Given problem: Skip the pictures, please, and write out exactly the lines from the opening of the data through the line containing "from bokeh.resources import INLINE".

Source material:
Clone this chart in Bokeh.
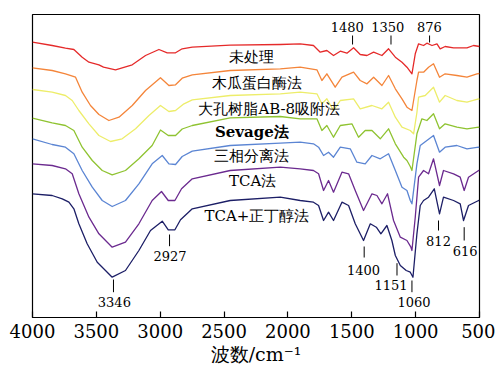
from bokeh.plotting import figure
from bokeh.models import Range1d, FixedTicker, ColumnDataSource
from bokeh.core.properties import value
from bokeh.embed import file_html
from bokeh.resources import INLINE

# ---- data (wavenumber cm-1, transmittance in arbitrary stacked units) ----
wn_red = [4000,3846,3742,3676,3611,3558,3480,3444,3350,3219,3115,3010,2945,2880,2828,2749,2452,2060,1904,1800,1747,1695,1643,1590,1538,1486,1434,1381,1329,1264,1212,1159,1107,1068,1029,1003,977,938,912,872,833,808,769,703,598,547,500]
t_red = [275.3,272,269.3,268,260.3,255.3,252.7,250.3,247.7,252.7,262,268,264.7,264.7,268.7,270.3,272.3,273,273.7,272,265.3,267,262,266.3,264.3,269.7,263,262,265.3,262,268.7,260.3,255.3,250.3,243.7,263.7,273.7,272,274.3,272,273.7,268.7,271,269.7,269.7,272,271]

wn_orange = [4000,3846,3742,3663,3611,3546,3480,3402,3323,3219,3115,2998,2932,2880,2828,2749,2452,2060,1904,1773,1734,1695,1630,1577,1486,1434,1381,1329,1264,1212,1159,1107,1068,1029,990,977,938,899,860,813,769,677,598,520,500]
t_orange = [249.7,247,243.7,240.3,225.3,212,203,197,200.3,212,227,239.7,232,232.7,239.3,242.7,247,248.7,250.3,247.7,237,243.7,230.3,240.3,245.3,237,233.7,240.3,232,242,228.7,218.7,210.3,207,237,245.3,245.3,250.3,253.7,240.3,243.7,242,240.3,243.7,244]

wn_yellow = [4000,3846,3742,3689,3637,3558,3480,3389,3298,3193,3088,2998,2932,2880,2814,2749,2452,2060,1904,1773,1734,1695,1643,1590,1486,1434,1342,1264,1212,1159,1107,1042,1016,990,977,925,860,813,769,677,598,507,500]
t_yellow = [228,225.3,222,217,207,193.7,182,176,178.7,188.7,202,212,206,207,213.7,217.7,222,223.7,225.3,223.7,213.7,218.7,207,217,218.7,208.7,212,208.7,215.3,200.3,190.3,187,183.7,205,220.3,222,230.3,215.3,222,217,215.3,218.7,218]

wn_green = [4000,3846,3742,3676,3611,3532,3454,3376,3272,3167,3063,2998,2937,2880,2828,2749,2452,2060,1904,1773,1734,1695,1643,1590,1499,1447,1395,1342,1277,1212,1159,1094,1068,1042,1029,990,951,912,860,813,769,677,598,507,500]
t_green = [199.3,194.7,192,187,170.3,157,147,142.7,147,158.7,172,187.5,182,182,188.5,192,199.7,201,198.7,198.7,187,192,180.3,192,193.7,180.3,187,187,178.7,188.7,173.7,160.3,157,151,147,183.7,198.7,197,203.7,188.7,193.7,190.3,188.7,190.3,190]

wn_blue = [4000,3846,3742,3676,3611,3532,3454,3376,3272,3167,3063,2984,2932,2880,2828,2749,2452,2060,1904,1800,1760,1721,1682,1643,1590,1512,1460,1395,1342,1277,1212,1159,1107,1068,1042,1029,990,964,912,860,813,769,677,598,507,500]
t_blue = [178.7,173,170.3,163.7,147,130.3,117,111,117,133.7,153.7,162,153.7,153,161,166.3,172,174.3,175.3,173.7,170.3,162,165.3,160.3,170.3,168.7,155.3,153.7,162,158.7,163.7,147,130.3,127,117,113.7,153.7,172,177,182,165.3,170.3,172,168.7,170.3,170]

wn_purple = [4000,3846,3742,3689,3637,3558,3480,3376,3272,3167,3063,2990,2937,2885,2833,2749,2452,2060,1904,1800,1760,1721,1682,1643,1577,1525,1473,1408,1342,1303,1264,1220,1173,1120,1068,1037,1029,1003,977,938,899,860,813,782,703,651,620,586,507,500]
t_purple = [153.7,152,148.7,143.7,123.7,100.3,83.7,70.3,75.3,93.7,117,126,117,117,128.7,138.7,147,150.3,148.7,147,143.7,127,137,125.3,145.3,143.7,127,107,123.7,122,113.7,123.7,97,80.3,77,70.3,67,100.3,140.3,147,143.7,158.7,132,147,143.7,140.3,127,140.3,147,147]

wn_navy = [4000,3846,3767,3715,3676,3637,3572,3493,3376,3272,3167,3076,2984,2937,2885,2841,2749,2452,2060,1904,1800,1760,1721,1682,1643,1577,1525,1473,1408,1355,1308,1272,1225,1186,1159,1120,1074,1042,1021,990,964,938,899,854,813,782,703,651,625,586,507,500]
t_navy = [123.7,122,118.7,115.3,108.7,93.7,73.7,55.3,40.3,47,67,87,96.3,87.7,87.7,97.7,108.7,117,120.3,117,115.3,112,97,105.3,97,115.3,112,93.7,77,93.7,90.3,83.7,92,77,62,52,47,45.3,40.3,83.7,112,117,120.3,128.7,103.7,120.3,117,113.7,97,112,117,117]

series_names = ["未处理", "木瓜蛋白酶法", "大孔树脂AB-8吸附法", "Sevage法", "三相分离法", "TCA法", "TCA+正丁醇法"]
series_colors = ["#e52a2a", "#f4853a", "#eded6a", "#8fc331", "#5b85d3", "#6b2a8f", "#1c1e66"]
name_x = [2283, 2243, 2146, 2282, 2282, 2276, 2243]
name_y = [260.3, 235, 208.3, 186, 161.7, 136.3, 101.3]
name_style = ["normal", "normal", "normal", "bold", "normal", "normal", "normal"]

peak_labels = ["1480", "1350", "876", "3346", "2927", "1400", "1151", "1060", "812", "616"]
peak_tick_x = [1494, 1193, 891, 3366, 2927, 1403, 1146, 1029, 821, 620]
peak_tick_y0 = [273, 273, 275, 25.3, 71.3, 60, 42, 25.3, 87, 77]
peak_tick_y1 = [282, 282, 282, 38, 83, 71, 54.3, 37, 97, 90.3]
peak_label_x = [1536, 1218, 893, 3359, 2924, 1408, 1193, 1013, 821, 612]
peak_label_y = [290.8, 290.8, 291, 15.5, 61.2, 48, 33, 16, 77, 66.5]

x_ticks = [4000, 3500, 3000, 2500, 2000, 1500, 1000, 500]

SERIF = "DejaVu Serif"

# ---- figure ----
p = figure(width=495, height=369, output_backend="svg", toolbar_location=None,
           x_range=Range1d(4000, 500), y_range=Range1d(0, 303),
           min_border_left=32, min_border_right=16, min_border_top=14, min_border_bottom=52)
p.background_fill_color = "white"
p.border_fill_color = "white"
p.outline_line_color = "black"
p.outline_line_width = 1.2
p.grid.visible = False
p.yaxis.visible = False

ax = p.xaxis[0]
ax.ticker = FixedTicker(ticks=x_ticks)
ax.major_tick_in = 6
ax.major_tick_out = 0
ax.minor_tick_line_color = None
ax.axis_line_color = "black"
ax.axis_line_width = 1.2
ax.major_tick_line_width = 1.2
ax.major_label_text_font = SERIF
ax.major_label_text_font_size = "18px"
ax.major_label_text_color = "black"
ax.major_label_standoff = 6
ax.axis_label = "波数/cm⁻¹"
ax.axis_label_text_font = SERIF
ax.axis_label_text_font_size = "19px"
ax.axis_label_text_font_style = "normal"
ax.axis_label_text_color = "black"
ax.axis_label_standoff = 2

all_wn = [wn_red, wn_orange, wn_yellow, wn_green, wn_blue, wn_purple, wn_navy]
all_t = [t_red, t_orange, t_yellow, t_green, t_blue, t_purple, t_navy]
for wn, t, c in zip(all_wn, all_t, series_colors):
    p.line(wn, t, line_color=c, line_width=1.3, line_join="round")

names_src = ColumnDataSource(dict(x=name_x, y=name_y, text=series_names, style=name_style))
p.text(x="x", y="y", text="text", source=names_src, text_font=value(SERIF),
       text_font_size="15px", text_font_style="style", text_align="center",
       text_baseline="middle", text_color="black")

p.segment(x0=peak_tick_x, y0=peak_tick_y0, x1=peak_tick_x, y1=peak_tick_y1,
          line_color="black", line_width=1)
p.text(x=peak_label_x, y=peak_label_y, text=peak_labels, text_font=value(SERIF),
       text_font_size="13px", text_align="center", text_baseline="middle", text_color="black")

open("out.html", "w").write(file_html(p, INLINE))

Output below:
Clone this chart in Bokeh.
from bokeh.plotting import figure
from bokeh.models import Range1d, FixedTicker, ColumnDataSource
from bokeh.core.properties import value
from bokeh.embed import file_html
from bokeh.resources import INLINE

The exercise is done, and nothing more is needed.